As for the likelihood of getting stopped, Taylor's numbers depended on his control group.

Still, Hispanic names were 53.7 percent more likely to be checked during a saturation patrol when compared to non-saturation-patrol stops for the same day. Hispanics were up to 39.5 percent more likely to be stopped compared with dates one year earlier. And Hispanic names were around 22 percent more likely to be run by MCSO officers during a saturation patrol compared to all other days.

Casey's co-counsel, Tom Liddy of the Maricopa County Attorney's Office, handled the cross examination, and at least succeeded in waking everyone up. In a rumpled suit and wearing orange-tinted reading glasses, Liddy jousted with Taylor over Taylor's findings.

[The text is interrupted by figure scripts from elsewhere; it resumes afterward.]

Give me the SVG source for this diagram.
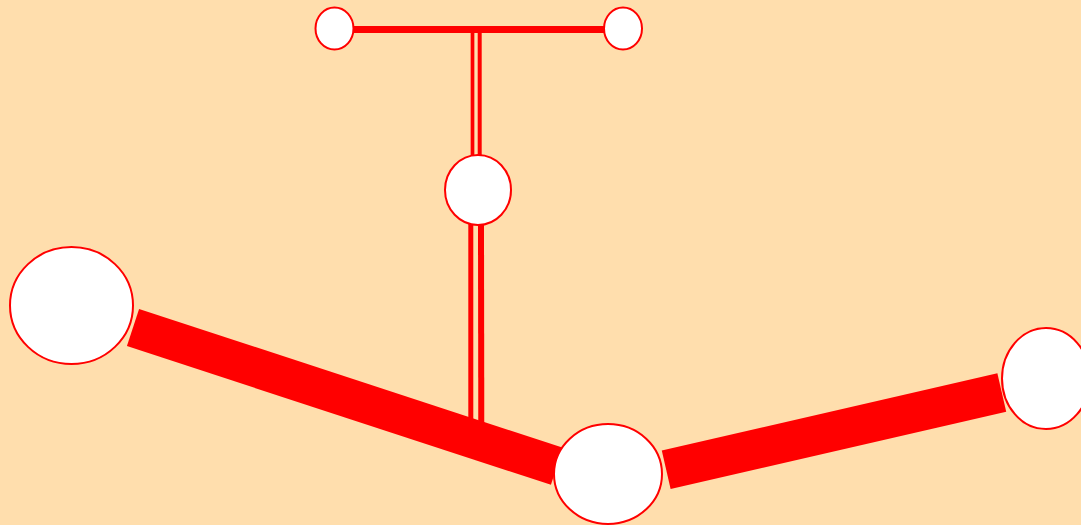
<svg xmlns="http://www.w3.org/2000/svg" width="1081" height="525" viewBox="0 0 1081 525">
<style>
.node{fill:#ffffff;stroke:#ff0000;stroke-width:2}
.edge{stroke:#ff0000;fill:none;stroke-linecap:butt}
</style>
<rect x="0" y="0" width="1081" height="525" fill="#ffdead"/>
<g id="connectors">
<line class="edge" x1="353" y1="29.5" x2="605" y2="29.5" stroke-width="7"/>
<line class="edge" x1="472.5" y1="33" x2="472.5" y2="156" stroke-width="3.7"/>
<line class="edge" x1="479.7" y1="33" x2="479.7" y2="156" stroke-width="4"/>
<line class="edge" x1="470.8" y1="224" x2="470.8" y2="425" stroke-width="5"/>
<line class="edge" x1="481" y1="224" x2="481.3" y2="430" stroke-width="6"/>
<line class="edge" x1="133" y1="327.5" x2="557" y2="466.3" stroke-width="39"/>
<line class="edge" x1="666.2" y1="469.7" x2="1001.8" y2="392.5" stroke-width="39.5"/>
</g>
<g id="node-a"><ellipse class="node" cx="334.5" cy="28.5" rx="19" ry="21"/></g>
<g id="node-b"><ellipse class="node" cx="623" cy="28.5" rx="19" ry="21"/></g>
<g id="node-c"><ellipse class="node" cx="478" cy="190" rx="33" ry="35"/></g>
<g id="node-d"><ellipse class="node" cx="71.5" cy="305.5" rx="61.5" ry="58.5"/></g>
<g id="node-e"><ellipse class="node" cx="608" cy="474" rx="54" ry="50"/></g>
<g id="node-f"><ellipse class="node" cx="1046" cy="378.5" rx="44" ry="50.5"/></g>
</svg>
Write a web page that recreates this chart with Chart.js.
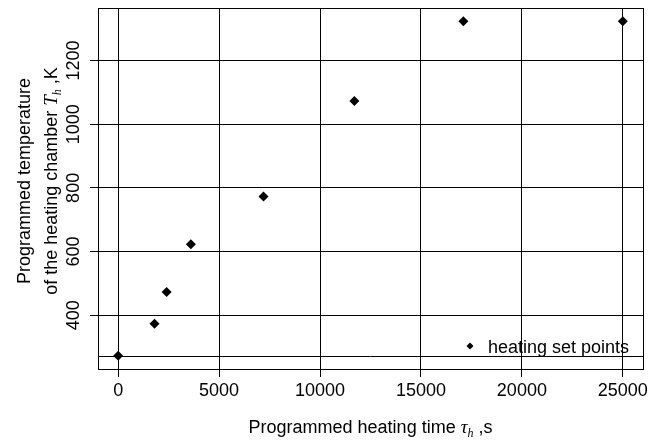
<!DOCTYPE html>
<html>
<head>
<meta charset="utf-8">
<title>Programmed heating</title>
<script src="https://cdn.jsdelivr.net/npm/chart.js@4.4.1/dist/chart.umd.min.js"></script>
<style>
  html, body { margin: 0; padding: 0; background: #fff; }
  #wrap { width: 666px; height: 441px; }
</style>
</head>
<body>
<div id="wrap"><canvas id="heatChart" width="666" height="441"></canvas></div>
<script>
// data
const heatingTime = [0, 1800, 2400, 3600, 7200, 11700, 17100, 25000];
const chamberTemp = [273, 373, 473, 623, 773, 1073, 1323, 1323];
const xTicks = [0, 5000, 10000, 15000, 20000, 25000];
const yTicks = [400, 600, 800, 1000, 1200];
const refTemp = 273;
const xRange = [-1000, 26000];
const yRange = [231, 1365];

const FONT = "'Liberation Sans', Arial, sans-serif";
const SERIF = "'Liberation Serif', 'Times New Roman', serif";

function drawRich(ctx, parts, x, y) {
    let total = 0;
    parts.forEach(p => { ctx.font = p.font; total += ctx.measureText(p.text).width; });
    let cx = x - total / 2;
    ctx.textAlign = 'left';
    ctx.textBaseline = 'alphabetic';
    parts.forEach(p => {
        ctx.font = p.font;
        ctx.fillText(p.text, cx, y + (p.dy || 0));
        cx += ctx.measureText(p.text).width;
    });
}

const extras = {
    id: 'extras',
    beforeDatasetsDraw(chart) {
        const ctx = chart.ctx, a = chart.chartArea;
        const y = Math.round(chart.scales.y.getPixelForValue(refTemp)) + 0.5;
        ctx.save();
        ctx.strokeStyle = '#000';
        ctx.lineWidth = 1;
        ctx.beginPath();
        ctx.moveTo(a.left, y);
        ctx.lineTo(a.right, y);
        ctx.stroke();
        ctx.restore();
    },
    afterDraw(chart) {
        const ctx = chart.ctx, a = chart.chartArea;
        ctx.save();
        // box
        ctx.strokeStyle = '#000';
        ctx.lineWidth = 1;
        ctx.strokeRect(Math.round(a.left) + 0.5, Math.round(a.top) + 0.5,
            Math.round(a.right - a.left), Math.round(a.bottom - a.top));

        ctx.fillStyle = '#000';
        const big = '18px ' + FONT;
        // x title
        drawRich(ctx, [
            { text: 'Programmed heating time ', font: big },
            { text: 'τ', font: 'italic 19px ' + SERIF },
            { text: 'h', font: 'italic 12px ' + SERIF, dy: 4 },
            { text: ' ,s', font: big }
        ], (a.left + a.right) / 2, 433);

        // y title, two lines, rotated
        ctx.translate(0, 181);
        ctx.rotate(-Math.PI / 2);
        drawRich(ctx, [{ text: 'Programmed temperature', font: big }], 0, 30);
        drawRich(ctx, [
            { text: 'of the heating chamber ', font: big },
            { text: 'T', font: 'italic 19px ' + SERIF },
            { text: 'h', font: 'italic 12px ' + SERIF, dy: 4 },
            { text: ' ,K', font: big }
        ], 0, 57);
        ctx.restore();

        // legend
        ctx.save();
        const lx = 470, ly = 346, r = 3.5;
        ctx.fillStyle = '#000';
        ctx.beginPath();
        ctx.moveTo(lx, ly - r);
        ctx.lineTo(lx + r, ly);
        ctx.lineTo(lx, ly + r);
        ctx.lineTo(lx - r, ly);
        ctx.closePath();
        ctx.fill();
        ctx.font = big;
        ctx.textAlign = 'left';
        ctx.textBaseline = 'alphabetic';
        ctx.fillText(chart.data.datasets[0].label, 488, 353);
        ctx.restore();
    }
};

new Chart(document.getElementById('heatChart'), {
    type: 'scatter',
    data: {
        datasets: [{
            label: 'heating set points',
            data: heatingTime.map((t, i) => ({ x: t, y: chamberTemp[i] })),
            pointStyle: 'rectRot',
            pointRadius: 5,
            backgroundColor: '#000',
            borderColor: '#000',
            borderWidth: 0
        }]
    },
    options: {
        responsive: false,
        animation: false,
        devicePixelRatio: 1,
        layout: { padding: { top: 8, right: 23, left: 0, bottom: 0 } },
        plugins: { legend: { display: false }, tooltip: { enabled: false } },
        scales: {
            x: {
                type: 'linear',
                min: xRange[0],
                max: xRange[1],
                afterBuildTicks: s => { s.ticks = xTicks.map(v => ({ value: v })); },
                afterFit: s => { s.height = 72; },
                grid: { color: '#000', lineWidth: 1, tickLength: 8 },
                border: { color: '#000' },
                ticks: {
                    color: '#000',
                    padding: 3,
                    maxRotation: 0,
                    font: { family: FONT, size: 18 },
                    callback: v => String(v)
                }
            },
            y: {
                type: 'linear',
                min: yRange[0],
                max: yRange[1],
                afterBuildTicks: s => { s.ticks = yTicks.map(v => ({ value: v })); },
                afterFit: s => { s.width = 98; },
                grid: { color: '#000', lineWidth: 1, tickLength: 8 },
                border: { color: '#000' },
                ticks: {
                    color: '#000',
                    padding: -4,
                    minRotation: 90,
                    maxRotation: 90,
                    crossAlign: 'center',
                    font: { family: FONT, size: 18 },
                    callback: v => String(v)
                }
            }
        }
    },
    plugins: [extras]
});
</script>
</body>
</html>
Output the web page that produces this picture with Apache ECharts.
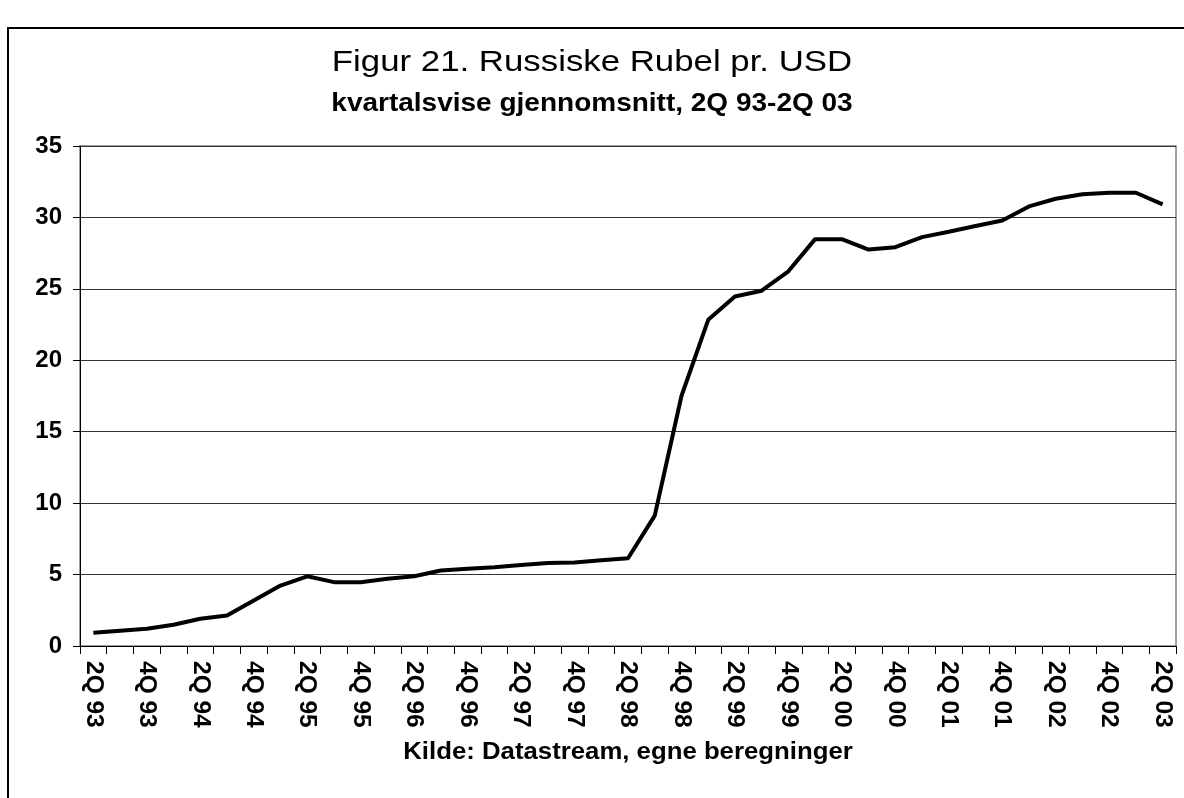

Beyond establishing that the data Taylor used was narrowed to a very specific category, Liddy wasn't very successful in impugning the professor's work, but at least he was amusing.

At one point, the pugnacious attorney, who is the son of Watergate conspirator G. Gordon Liddy, asked the prim and proper Taylor to read a document, going over it line by line.

Indicating the last portion of the page, Liddy asked, "Is there any more information there?"

Taylor paused, then smirked, "It says, `No further information.'"

"It's a trick question," Liddy cracked. "You passed."

The court broke for lunch in the midst of Liddy's cross. The schedule calls for court to adjourn at day's end and reconvene Tuesday, when Arpaio might be called to the stand, doing his Al Capone impersonation all the way, no doubt.